● **Work required**: Nothing outside the range is to be copied. From the entries below, reproduce exactly the lines starting at the one with "What TikZ code" and ending at the one with "(sehat) at (453,712.5)", without pictures.

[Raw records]

□ □ □

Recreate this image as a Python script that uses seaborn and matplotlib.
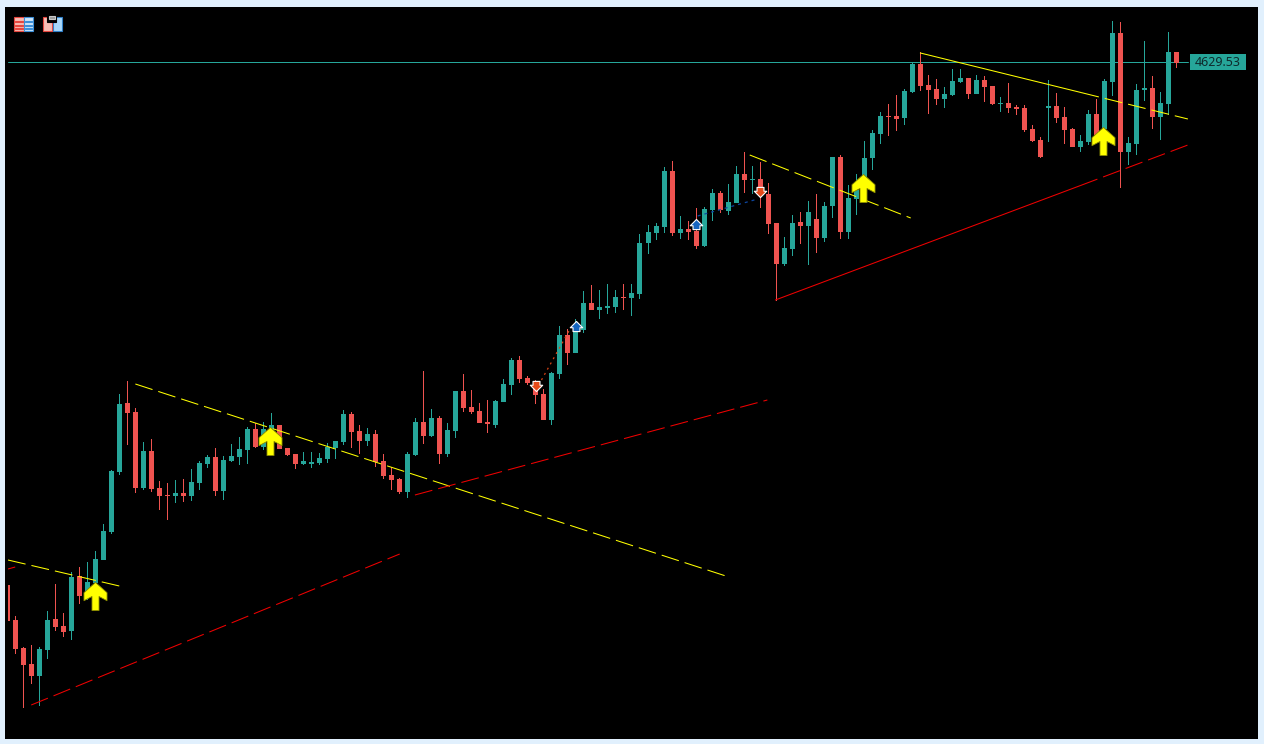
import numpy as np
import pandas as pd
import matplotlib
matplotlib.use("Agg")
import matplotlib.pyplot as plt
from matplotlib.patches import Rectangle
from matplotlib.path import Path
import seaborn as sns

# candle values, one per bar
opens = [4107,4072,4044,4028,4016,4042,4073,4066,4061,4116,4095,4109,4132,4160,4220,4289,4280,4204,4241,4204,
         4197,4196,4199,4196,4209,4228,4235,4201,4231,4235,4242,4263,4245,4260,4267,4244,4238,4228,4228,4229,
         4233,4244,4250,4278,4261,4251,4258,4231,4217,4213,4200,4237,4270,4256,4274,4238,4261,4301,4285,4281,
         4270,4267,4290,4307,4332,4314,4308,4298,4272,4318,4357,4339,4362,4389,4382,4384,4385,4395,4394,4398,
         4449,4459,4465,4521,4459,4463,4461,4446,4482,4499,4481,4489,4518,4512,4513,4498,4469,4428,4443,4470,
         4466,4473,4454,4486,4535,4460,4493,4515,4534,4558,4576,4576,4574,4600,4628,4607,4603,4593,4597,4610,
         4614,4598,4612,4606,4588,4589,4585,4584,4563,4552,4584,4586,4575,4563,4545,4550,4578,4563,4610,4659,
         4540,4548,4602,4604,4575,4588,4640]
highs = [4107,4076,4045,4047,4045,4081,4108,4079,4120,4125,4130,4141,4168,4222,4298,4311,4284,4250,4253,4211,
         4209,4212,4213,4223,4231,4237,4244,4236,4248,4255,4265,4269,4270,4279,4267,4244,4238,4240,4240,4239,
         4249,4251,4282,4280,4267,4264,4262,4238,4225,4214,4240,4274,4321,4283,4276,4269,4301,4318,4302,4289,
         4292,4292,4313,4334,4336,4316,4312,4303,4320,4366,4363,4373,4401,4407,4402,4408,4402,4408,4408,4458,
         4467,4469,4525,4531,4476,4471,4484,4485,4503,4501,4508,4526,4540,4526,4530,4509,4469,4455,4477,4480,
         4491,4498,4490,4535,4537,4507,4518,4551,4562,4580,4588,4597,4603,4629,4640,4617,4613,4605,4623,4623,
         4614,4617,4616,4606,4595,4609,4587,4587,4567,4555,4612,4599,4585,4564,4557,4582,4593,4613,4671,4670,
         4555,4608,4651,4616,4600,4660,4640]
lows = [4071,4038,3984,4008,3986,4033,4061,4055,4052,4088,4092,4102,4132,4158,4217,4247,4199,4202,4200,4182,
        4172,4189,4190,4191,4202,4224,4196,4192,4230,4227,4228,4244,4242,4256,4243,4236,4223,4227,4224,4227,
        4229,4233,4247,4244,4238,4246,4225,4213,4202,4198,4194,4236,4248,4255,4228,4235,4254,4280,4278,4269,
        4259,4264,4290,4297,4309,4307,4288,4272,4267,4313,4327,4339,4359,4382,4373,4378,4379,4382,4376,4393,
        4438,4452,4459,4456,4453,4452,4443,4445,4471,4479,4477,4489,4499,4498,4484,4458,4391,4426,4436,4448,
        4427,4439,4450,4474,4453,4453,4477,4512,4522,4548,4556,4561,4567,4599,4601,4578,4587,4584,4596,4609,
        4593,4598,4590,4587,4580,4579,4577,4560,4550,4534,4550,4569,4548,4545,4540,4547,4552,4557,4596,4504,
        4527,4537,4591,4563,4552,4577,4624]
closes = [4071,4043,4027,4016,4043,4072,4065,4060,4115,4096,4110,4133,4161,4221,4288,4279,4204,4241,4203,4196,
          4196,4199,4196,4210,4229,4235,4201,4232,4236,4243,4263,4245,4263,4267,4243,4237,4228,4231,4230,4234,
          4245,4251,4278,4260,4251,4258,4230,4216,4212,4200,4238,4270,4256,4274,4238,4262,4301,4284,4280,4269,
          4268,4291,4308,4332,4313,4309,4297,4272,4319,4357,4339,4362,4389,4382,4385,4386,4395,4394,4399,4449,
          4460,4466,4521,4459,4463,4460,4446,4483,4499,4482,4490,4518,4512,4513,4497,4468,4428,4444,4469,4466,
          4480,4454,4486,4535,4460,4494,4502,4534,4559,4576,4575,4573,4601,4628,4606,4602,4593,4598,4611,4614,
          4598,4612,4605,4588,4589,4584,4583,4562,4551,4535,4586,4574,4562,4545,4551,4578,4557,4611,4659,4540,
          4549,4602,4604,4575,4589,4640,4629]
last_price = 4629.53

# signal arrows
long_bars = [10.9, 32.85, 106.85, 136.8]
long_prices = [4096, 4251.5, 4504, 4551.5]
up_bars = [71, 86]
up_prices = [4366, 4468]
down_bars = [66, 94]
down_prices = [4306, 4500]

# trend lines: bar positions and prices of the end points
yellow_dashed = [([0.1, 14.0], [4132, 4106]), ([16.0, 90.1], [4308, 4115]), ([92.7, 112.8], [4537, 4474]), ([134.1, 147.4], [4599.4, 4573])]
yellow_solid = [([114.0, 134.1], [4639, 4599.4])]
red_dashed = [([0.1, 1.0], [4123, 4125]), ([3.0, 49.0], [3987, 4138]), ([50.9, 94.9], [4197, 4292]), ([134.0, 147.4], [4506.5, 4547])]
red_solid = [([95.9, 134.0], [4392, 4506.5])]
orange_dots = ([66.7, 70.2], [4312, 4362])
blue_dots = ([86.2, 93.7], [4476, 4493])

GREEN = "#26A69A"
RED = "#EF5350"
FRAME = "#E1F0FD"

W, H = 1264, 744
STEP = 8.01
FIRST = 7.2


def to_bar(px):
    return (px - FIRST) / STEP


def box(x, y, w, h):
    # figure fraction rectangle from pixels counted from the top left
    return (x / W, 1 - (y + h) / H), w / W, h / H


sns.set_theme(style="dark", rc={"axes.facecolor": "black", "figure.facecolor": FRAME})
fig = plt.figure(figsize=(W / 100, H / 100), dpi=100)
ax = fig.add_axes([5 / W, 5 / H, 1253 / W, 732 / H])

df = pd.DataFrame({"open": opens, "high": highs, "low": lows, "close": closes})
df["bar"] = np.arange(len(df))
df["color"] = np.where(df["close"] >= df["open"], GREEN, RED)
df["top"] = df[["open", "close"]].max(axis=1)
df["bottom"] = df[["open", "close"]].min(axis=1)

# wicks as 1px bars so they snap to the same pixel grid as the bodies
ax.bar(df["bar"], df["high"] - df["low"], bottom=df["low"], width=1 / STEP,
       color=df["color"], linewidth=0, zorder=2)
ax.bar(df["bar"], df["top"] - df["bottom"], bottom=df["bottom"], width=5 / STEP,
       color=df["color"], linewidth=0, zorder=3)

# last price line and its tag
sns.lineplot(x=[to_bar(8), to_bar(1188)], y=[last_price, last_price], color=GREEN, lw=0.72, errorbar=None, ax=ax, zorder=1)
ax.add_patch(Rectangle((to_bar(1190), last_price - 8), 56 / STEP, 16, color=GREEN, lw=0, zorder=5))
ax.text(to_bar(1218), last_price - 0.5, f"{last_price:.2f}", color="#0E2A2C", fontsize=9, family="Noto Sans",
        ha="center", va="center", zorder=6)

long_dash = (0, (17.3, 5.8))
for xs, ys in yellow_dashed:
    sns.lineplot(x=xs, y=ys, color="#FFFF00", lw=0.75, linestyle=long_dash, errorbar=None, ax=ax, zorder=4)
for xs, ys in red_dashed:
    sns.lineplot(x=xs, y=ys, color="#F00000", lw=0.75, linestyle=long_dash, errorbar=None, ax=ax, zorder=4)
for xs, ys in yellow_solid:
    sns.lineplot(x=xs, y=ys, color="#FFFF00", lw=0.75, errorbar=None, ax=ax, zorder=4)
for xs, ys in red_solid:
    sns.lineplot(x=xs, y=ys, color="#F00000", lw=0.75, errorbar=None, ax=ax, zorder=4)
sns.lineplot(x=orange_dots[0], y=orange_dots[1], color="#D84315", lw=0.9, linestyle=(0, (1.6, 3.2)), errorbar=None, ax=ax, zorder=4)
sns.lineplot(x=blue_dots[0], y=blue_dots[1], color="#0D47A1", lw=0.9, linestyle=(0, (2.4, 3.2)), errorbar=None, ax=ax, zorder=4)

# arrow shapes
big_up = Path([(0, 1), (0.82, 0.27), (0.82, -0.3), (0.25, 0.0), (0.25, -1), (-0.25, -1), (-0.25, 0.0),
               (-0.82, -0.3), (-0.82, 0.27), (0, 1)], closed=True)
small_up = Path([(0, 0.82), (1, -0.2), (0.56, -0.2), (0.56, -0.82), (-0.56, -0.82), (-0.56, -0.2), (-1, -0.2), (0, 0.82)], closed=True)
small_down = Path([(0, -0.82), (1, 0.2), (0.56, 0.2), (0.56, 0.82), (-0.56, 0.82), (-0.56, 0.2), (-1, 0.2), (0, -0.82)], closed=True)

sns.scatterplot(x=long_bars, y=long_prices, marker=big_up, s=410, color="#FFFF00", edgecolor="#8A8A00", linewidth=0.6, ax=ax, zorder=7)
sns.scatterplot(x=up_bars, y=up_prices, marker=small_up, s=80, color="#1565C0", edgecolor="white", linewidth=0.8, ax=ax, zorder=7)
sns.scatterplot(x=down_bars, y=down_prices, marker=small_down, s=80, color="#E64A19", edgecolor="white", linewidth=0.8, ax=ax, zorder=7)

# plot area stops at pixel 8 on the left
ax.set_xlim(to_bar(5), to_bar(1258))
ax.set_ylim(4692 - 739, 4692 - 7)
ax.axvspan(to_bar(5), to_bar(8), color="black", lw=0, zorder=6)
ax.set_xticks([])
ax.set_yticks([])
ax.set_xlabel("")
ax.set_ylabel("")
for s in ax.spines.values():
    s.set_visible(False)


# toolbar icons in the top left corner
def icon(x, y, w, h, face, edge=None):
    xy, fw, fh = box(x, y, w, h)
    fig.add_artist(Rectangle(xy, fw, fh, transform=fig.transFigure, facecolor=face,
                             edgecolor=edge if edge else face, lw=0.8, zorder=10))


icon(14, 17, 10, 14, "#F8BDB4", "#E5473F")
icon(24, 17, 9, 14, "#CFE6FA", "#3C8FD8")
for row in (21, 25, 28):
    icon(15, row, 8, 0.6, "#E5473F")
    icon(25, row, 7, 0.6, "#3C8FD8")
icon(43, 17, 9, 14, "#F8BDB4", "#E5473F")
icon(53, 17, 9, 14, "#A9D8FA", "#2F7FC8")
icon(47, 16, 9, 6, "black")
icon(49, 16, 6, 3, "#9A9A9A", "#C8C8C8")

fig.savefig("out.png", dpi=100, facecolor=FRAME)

□ □ □

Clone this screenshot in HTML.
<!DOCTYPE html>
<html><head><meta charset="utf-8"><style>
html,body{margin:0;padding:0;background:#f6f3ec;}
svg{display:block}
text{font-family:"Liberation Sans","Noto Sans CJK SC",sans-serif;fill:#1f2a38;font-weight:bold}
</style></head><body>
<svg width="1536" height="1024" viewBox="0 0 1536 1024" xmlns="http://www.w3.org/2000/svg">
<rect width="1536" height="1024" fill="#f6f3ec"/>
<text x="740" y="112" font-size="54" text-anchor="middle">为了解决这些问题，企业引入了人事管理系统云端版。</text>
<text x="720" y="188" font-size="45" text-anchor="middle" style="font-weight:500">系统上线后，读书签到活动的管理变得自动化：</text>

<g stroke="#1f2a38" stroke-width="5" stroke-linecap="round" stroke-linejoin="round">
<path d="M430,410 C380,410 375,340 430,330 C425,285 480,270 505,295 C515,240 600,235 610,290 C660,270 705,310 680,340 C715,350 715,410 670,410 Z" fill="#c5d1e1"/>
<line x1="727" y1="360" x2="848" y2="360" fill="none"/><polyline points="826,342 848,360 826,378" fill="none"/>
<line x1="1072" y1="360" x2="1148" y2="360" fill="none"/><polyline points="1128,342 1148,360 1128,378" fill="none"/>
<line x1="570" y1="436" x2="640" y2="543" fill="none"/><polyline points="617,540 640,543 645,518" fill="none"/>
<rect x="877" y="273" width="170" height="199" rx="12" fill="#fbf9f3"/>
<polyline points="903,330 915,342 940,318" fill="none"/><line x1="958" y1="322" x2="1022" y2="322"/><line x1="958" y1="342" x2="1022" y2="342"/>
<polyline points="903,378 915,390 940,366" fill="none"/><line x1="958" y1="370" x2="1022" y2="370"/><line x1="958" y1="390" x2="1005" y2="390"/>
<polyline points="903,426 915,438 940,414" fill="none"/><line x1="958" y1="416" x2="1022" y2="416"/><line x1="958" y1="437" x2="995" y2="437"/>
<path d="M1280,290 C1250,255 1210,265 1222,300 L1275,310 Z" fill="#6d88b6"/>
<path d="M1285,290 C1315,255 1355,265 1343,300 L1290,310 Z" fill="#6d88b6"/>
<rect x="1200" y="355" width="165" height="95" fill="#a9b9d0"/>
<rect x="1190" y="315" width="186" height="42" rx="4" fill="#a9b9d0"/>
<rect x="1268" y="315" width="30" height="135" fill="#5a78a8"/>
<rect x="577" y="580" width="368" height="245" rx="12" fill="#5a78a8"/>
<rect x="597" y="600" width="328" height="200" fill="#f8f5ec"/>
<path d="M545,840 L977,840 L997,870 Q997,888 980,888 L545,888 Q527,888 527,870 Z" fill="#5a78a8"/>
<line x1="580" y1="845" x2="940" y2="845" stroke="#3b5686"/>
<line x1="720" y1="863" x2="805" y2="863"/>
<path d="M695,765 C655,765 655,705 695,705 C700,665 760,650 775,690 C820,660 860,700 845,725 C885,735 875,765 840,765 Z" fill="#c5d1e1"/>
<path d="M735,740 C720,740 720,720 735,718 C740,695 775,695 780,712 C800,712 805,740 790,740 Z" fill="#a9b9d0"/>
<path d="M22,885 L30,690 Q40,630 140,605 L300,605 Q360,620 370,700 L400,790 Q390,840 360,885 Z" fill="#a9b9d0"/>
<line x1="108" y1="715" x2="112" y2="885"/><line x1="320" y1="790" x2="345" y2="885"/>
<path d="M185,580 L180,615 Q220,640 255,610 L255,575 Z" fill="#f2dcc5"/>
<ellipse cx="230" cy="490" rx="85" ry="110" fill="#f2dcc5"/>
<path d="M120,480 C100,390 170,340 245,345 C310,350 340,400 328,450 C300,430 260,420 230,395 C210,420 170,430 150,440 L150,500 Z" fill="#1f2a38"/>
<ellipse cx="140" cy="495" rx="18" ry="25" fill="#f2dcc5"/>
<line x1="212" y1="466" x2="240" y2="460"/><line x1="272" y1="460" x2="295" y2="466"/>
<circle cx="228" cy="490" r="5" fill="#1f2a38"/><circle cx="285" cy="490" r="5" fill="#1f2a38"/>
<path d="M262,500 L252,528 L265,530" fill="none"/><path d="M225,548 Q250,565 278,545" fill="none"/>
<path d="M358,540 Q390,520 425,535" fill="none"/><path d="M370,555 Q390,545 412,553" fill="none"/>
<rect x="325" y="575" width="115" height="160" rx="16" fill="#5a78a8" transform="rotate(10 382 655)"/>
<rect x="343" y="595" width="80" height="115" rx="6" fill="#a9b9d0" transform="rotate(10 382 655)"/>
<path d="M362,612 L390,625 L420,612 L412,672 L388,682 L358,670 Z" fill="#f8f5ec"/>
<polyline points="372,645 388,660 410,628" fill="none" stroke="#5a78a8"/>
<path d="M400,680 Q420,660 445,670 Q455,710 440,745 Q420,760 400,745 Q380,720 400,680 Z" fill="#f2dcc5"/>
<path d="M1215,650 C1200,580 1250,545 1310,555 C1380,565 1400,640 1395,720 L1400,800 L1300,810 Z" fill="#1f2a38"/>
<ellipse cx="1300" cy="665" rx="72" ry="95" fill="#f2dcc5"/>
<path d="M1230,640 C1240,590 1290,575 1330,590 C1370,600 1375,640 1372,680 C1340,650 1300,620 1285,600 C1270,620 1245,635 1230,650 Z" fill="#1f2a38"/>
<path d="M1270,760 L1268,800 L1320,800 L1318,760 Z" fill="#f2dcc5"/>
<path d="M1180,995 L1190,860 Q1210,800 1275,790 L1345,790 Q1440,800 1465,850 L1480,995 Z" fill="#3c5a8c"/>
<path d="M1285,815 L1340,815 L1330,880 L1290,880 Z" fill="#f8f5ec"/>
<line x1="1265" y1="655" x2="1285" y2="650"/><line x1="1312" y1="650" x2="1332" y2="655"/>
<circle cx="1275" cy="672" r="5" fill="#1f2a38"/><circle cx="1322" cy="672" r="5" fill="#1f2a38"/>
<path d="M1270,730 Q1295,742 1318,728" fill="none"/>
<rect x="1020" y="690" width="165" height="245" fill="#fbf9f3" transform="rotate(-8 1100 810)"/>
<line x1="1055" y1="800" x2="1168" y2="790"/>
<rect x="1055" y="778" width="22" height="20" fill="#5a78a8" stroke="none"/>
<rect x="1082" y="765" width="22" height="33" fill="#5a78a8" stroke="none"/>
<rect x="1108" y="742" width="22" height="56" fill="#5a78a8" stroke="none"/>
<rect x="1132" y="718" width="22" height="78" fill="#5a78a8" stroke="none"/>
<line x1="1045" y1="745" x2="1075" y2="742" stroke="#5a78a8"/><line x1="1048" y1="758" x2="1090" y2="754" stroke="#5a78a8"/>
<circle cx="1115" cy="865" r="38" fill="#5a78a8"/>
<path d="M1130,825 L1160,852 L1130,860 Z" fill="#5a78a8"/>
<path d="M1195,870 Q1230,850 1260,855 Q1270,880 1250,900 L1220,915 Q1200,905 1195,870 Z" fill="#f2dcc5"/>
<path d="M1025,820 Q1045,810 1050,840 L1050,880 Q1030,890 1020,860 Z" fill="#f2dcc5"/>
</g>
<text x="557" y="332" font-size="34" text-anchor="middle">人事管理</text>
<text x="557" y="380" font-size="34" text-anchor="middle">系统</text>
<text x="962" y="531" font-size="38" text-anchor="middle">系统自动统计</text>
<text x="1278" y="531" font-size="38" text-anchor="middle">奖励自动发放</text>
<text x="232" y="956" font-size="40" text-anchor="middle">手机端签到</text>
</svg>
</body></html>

□ □ □

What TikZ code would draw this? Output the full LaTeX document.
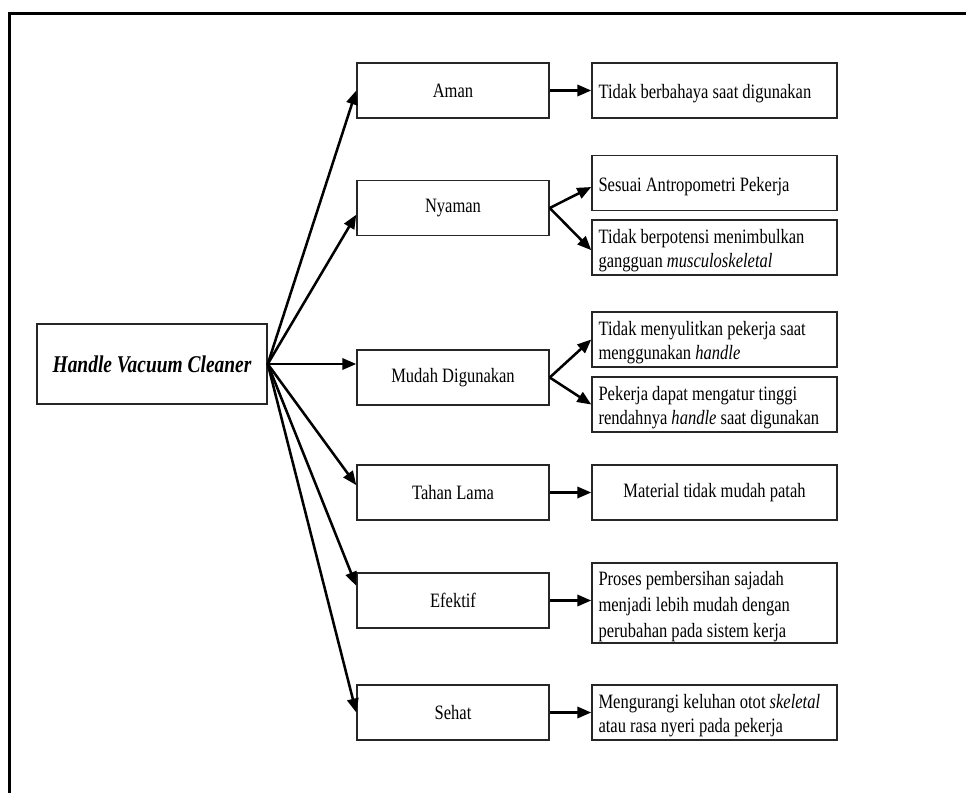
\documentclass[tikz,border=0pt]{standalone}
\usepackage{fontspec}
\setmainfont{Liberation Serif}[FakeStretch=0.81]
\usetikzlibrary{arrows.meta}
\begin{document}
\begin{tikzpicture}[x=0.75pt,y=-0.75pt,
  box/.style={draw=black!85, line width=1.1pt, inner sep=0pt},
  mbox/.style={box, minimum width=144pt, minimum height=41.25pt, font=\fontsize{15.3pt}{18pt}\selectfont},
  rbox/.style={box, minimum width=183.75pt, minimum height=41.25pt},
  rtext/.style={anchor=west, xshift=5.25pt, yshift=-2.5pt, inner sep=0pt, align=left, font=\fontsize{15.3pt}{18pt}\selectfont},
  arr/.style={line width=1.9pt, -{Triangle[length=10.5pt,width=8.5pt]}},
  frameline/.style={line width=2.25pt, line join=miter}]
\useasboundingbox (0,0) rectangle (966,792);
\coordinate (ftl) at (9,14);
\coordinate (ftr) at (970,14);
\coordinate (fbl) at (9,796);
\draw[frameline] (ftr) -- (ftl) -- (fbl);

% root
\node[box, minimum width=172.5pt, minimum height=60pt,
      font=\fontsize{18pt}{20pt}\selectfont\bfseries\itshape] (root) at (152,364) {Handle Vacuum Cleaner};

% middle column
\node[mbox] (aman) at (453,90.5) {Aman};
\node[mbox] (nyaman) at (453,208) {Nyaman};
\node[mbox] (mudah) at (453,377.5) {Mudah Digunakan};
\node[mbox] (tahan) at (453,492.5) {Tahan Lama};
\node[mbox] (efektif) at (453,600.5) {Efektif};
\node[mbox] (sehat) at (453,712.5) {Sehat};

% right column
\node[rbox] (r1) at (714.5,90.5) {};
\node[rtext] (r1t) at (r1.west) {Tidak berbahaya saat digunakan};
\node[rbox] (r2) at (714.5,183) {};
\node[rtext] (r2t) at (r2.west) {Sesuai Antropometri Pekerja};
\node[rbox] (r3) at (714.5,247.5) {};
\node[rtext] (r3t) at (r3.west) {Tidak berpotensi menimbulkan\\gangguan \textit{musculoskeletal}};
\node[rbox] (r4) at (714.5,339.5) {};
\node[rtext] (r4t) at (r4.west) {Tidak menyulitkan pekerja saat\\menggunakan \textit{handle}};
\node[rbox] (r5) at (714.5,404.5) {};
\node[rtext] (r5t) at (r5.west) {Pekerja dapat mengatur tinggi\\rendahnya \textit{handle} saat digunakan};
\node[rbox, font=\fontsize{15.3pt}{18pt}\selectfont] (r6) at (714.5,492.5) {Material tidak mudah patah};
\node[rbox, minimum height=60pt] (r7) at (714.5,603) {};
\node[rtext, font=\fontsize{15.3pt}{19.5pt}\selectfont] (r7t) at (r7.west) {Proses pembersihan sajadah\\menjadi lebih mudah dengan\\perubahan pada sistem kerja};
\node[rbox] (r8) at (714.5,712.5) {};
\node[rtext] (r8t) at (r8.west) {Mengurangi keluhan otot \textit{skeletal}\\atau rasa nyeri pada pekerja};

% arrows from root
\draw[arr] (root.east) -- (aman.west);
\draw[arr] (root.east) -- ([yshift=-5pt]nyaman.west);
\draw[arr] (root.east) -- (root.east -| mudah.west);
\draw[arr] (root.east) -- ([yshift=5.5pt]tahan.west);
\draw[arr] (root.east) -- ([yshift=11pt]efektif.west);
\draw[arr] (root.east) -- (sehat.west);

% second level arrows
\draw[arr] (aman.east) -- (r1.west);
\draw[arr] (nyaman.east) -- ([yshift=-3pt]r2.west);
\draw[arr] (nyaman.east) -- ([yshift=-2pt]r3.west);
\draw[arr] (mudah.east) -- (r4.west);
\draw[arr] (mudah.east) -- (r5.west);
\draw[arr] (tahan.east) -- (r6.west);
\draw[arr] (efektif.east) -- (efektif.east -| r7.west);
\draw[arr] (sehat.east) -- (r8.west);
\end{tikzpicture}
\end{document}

□ □ □

● **Worked solution**:
What TikZ code would draw this? Output the full LaTeX document.
\documentclass[tikz,border=0pt]{standalone}
\usepackage{fontspec}
\setmainfont{Liberation Serif}[FakeStretch=0.81]
\usetikzlibrary{arrows.meta}
\begin{document}
\begin{tikzpicture}[x=0.75pt,y=-0.75pt,
  box/.style={draw=black!85, line width=1.1pt, inner sep=0pt},
  mbox/.style={box, minimum width=144pt, minimum height=41.25pt, font=\fontsize{15.3pt}{18pt}\selectfont},
  rbox/.style={box, minimum width=183.75pt, minimum height=41.25pt},
  rtext/.style={anchor=west, xshift=5.25pt, yshift=-2.5pt, inner sep=0pt, align=left, font=\fontsize{15.3pt}{18pt}\selectfont},
  arr/.style={line width=1.9pt, -{Triangle[length=10.5pt,width=8.5pt]}},
  frameline/.style={line width=2.25pt, line join=miter}]
\useasboundingbox (0,0) rectangle (966,792);
\coordinate (ftl) at (9,14);
\coordinate (ftr) at (970,14);
\coordinate (fbl) at (9,796);
\draw[frameline] (ftr) -- (ftl) -- (fbl);

% root
\node[box, minimum width=172.5pt, minimum height=60pt,
      font=\fontsize{18pt}{20pt}\selectfont\bfseries\itshape] (root) at (152,364) {Handle Vacuum Cleaner};

% middle column
\node[mbox] (aman) at (453,90.5) {Aman};
\node[mbox] (nyaman) at (453,208) {Nyaman};
\node[mbox] (mudah) at (453,377.5) {Mudah Digunakan};
\node[mbox] (tahan) at (453,492.5) {Tahan Lama};
\node[mbox] (efektif) at (453,600.5) {Efektif};
\node[mbox] (sehat) at (453,712.5) {Sehat};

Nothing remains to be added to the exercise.